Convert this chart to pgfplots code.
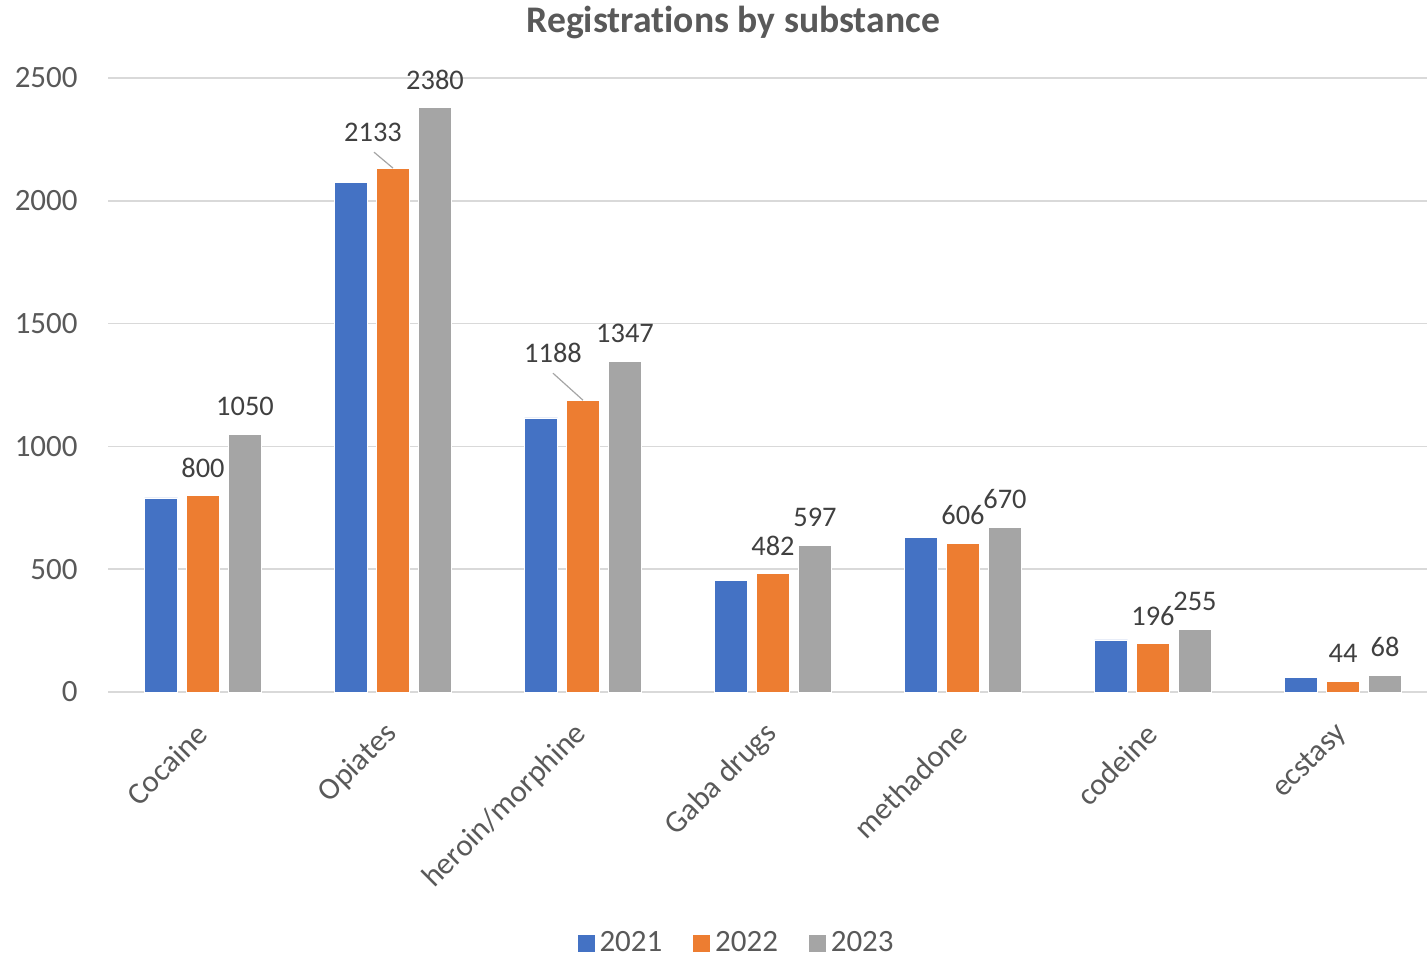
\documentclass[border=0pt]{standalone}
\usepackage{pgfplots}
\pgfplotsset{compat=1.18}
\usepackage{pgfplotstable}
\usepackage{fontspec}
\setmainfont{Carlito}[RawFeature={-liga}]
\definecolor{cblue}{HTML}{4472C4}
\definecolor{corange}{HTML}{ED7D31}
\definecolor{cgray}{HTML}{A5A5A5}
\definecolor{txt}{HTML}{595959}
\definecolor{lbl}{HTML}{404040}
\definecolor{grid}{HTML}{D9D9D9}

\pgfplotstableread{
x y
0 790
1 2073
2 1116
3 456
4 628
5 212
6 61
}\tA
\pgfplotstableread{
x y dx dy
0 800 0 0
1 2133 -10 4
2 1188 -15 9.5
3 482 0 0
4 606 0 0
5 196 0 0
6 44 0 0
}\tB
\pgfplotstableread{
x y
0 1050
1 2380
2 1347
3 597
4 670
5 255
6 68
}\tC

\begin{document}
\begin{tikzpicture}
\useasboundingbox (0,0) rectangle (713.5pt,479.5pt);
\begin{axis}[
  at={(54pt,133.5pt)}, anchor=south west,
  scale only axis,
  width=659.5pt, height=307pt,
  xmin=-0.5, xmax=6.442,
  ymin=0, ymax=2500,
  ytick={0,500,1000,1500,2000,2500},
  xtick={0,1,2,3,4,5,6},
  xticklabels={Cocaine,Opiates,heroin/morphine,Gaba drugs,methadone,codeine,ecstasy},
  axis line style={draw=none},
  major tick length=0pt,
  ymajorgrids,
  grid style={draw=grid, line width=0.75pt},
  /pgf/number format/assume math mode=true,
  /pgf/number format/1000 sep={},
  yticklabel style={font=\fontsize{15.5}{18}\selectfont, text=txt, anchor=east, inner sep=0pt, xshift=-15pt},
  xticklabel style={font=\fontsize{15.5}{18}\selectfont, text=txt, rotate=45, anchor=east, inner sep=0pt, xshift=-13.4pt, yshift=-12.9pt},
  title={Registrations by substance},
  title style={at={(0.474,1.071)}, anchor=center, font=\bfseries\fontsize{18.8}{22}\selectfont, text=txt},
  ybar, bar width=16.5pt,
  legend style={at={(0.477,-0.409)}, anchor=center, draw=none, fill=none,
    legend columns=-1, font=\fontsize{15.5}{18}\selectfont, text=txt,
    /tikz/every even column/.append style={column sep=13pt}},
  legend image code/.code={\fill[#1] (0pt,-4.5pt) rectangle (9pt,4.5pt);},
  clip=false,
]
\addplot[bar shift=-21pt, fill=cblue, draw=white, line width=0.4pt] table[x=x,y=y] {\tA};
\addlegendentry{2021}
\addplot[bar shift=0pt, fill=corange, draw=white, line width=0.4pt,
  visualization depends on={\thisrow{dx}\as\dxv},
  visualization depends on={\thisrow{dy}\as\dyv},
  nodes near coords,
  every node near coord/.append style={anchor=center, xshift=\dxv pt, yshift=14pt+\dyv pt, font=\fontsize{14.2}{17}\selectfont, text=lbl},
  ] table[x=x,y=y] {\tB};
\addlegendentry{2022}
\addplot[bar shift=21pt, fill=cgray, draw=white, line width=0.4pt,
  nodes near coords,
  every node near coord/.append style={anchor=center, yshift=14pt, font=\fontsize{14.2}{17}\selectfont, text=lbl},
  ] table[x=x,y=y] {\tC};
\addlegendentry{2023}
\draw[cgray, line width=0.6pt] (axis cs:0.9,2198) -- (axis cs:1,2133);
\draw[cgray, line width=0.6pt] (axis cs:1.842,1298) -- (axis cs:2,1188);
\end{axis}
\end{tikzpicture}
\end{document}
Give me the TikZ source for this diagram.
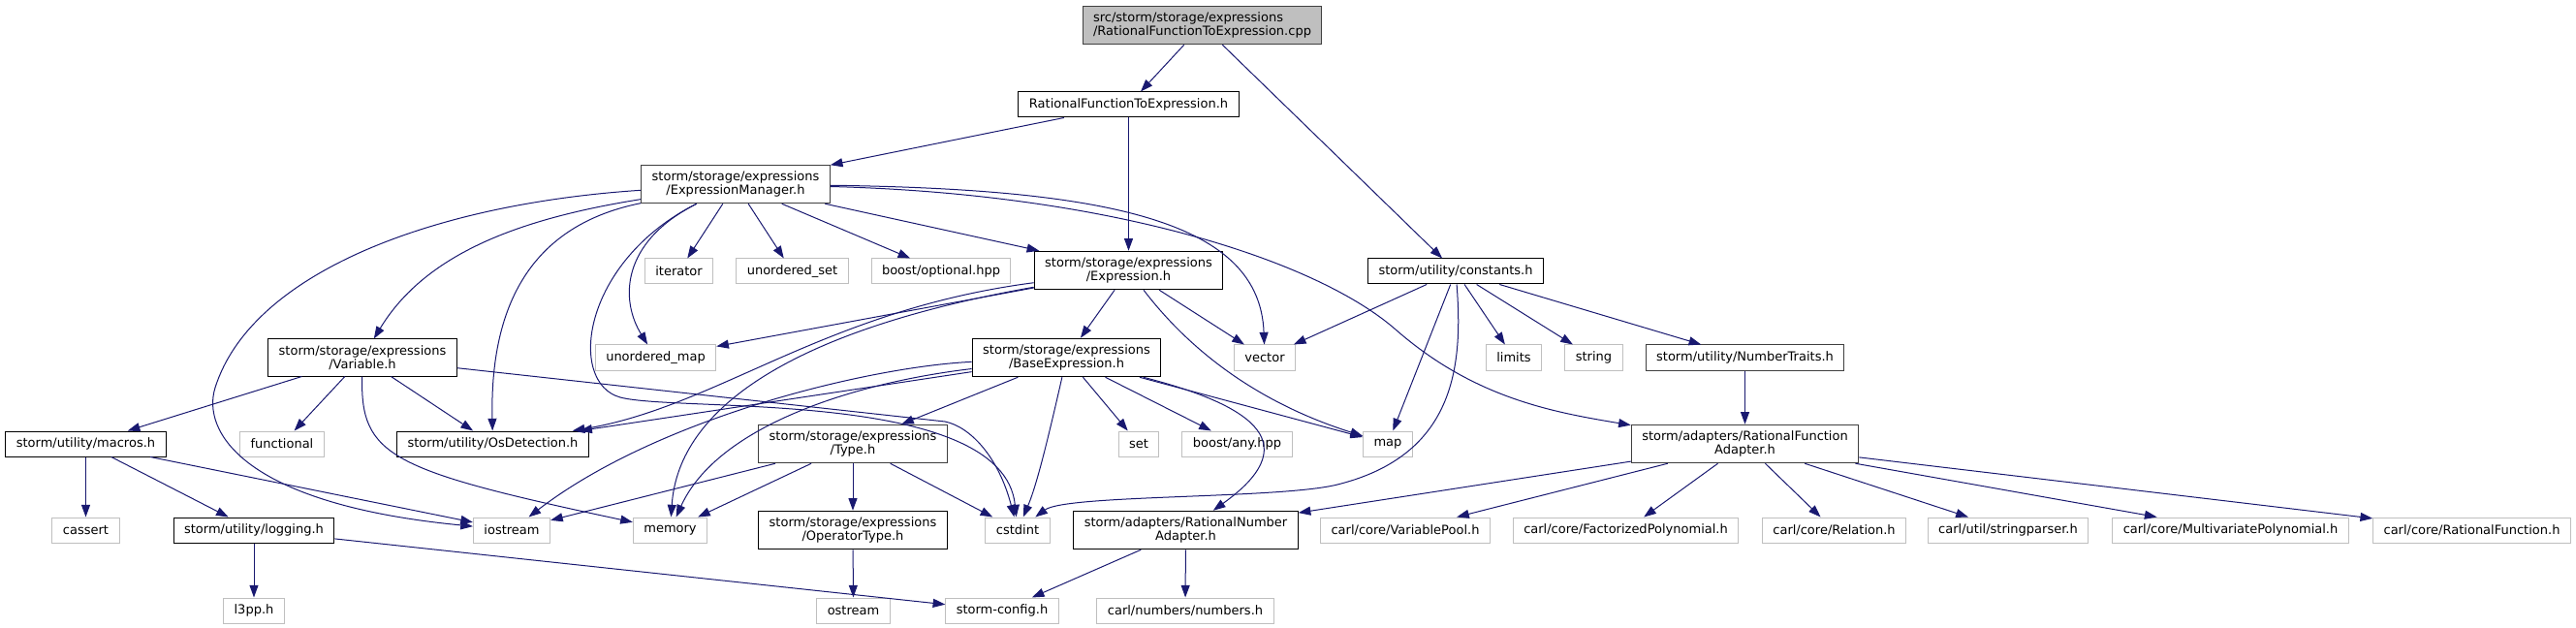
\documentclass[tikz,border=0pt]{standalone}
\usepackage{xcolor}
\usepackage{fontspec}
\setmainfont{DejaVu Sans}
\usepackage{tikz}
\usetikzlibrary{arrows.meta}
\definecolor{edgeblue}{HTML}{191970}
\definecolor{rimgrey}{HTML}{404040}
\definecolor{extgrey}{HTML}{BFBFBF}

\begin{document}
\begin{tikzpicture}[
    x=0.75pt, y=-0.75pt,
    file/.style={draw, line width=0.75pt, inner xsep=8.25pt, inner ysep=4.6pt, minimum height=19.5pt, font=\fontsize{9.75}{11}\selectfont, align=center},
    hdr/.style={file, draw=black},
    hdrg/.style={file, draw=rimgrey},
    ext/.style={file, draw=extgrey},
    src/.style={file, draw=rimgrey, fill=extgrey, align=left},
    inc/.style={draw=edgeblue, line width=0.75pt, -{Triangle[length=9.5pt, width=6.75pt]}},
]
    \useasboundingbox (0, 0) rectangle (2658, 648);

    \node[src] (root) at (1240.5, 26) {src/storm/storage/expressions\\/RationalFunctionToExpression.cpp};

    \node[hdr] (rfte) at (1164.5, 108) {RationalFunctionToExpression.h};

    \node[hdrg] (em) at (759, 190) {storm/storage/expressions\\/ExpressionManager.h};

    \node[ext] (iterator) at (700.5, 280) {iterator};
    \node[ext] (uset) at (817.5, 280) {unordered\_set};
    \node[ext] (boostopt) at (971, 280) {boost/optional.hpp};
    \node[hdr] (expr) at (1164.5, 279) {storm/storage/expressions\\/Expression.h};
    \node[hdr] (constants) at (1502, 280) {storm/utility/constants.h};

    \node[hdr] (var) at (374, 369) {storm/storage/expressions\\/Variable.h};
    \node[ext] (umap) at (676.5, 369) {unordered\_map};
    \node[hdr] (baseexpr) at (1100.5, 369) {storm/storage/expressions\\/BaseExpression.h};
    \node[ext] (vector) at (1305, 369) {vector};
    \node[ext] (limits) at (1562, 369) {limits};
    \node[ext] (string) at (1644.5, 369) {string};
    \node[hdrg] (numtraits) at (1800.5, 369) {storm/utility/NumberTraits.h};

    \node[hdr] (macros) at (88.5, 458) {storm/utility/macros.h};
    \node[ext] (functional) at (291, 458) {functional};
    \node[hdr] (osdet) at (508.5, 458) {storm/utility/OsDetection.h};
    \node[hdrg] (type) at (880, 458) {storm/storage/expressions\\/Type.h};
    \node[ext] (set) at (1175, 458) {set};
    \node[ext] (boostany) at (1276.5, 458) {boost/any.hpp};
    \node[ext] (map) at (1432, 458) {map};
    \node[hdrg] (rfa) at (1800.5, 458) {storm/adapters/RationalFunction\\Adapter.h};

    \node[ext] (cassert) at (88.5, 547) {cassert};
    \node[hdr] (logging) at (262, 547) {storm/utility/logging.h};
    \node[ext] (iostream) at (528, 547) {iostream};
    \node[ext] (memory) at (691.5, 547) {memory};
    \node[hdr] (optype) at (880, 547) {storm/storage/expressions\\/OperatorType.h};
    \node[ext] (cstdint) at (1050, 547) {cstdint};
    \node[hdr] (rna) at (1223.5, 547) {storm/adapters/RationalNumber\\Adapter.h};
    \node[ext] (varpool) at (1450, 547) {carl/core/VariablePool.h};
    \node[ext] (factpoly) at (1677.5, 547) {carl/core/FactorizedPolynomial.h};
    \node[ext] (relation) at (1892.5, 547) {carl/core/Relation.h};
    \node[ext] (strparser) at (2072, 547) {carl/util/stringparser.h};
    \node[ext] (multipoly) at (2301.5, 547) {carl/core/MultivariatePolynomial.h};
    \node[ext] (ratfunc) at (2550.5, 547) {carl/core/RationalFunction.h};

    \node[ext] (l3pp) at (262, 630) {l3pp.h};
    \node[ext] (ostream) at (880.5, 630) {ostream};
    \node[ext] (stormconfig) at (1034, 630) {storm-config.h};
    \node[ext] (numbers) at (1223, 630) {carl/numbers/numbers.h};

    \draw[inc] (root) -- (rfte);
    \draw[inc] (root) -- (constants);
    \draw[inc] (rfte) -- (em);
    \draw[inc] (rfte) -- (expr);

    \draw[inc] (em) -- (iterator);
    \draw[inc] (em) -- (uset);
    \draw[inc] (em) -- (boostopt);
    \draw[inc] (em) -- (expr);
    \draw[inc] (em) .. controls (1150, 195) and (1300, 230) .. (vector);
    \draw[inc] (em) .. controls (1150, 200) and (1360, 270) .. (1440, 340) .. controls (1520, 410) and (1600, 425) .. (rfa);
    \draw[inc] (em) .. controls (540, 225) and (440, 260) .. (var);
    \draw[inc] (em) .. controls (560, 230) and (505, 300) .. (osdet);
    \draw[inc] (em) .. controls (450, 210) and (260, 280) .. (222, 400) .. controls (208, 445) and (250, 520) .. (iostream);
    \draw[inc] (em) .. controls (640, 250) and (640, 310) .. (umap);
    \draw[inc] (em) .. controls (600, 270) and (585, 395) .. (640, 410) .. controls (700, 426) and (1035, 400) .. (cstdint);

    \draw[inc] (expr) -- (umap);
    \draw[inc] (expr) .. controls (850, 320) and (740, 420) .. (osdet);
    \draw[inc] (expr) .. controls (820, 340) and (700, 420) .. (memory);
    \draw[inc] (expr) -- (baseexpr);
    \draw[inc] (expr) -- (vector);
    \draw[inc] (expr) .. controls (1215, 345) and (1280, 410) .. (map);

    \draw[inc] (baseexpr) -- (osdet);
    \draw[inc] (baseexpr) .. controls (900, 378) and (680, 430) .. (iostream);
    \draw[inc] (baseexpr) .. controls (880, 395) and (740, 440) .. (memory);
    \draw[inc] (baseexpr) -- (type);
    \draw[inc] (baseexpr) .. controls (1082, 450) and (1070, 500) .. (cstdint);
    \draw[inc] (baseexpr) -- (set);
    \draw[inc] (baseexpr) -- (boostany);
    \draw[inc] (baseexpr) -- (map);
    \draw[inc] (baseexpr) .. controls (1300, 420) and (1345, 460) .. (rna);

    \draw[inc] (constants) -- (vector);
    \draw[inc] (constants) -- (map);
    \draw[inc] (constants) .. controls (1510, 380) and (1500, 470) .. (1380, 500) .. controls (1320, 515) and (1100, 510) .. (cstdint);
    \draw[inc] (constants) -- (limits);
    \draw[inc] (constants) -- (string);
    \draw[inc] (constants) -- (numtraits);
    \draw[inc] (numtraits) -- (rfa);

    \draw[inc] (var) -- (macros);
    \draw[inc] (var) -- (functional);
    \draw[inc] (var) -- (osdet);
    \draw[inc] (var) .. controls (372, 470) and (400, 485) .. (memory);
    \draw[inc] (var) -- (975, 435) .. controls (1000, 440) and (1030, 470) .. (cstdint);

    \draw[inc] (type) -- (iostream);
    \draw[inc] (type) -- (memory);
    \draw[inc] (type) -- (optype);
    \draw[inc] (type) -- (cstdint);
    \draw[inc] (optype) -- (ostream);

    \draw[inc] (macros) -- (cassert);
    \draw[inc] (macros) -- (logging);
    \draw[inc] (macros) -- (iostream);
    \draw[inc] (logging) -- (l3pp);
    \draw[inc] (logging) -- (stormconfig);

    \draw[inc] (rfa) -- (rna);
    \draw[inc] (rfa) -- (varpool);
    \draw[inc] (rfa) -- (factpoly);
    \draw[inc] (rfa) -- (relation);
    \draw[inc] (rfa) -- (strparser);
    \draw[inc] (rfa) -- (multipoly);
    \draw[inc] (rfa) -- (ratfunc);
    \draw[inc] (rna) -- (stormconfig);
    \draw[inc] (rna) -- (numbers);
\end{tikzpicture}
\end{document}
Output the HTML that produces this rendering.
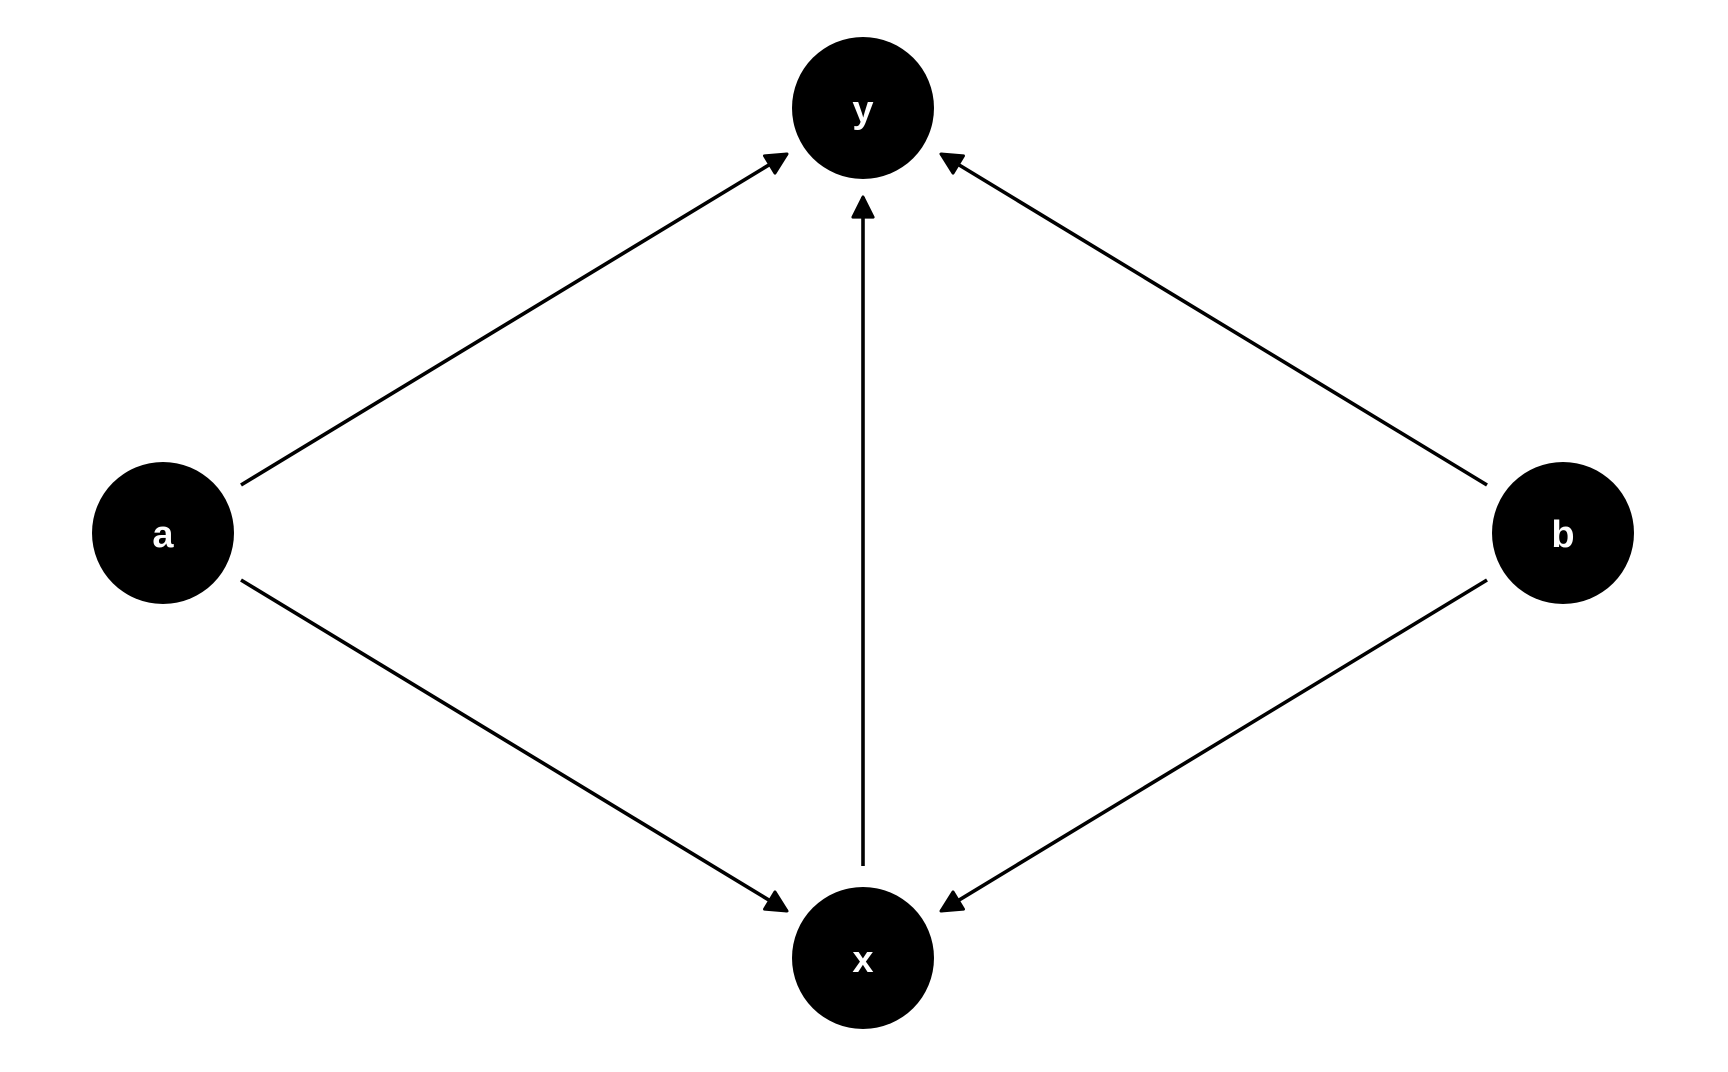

──────────────────────────────

__Goal__
Omit all pictures, and reproduce exactly the lines from the one holding "Give me the TikZ source for this diagram." through the one holding "at (1800.5, 369)", both included.

__Answer in full__
Give me the TikZ source for this diagram.
\documentclass[tikz,border=0pt]{standalone}
\usepackage{xcolor}
\usepackage{fontspec}
\setmainfont{DejaVu Sans}
\usepackage{tikz}
\usetikzlibrary{arrows.meta}
\definecolor{edgeblue}{HTML}{191970}
\definecolor{rimgrey}{HTML}{404040}
\definecolor{extgrey}{HTML}{BFBFBF}

\begin{document}
\begin{tikzpicture}[
    x=0.75pt, y=-0.75pt,
    file/.style={draw, line width=0.75pt, inner xsep=8.25pt, inner ysep=4.6pt, minimum height=19.5pt, font=\fontsize{9.75}{11}\selectfont, align=center},
    hdr/.style={file, draw=black},
    hdrg/.style={file, draw=rimgrey},
    ext/.style={file, draw=extgrey},
    src/.style={file, draw=rimgrey, fill=extgrey, align=left},
    inc/.style={draw=edgeblue, line width=0.75pt, -{Triangle[length=9.5pt, width=6.75pt]}},
]
    \useasboundingbox (0, 0) rectangle (2658, 648);

    \node[src] (root) at (1240.5, 26) {src/storm/storage/expressions\\/RationalFunctionToExpression.cpp};

    \node[hdr] (rfte) at (1164.5, 108) {RationalFunctionToExpression.h};

    \node[hdrg] (em) at (759, 190) {storm/storage/expressions\\/ExpressionManager.h};

    \node[ext] (iterator) at (700.5, 280) {iterator};
    \node[ext] (uset) at (817.5, 280) {unordered\_set};
    \node[ext] (boostopt) at (971, 280) {boost/optional.hpp};
    \node[hdr] (expr) at (1164.5, 279) {storm/storage/expressions\\/Expression.h};
    \node[hdr] (constants) at (1502, 280) {storm/utility/constants.h};

    \node[hdr] (var) at (374, 369) {storm/storage/expressions\\/Variable.h};
    \node[ext] (umap) at (676.5, 369) {unordered\_map};
    \node[hdr] (baseexpr) at (1100.5, 369) {storm/storage/expressions\\/BaseExpression.h};
    \node[ext] (vector) at (1305, 369) {vector};
    \node[ext] (limits) at (1562, 369) {limits};
    \node[ext] (string) at (1644.5, 369) {string};
    \node[hdrg] (numtraits) at (1800.5, 369) {storm/utility/NumberTraits.h};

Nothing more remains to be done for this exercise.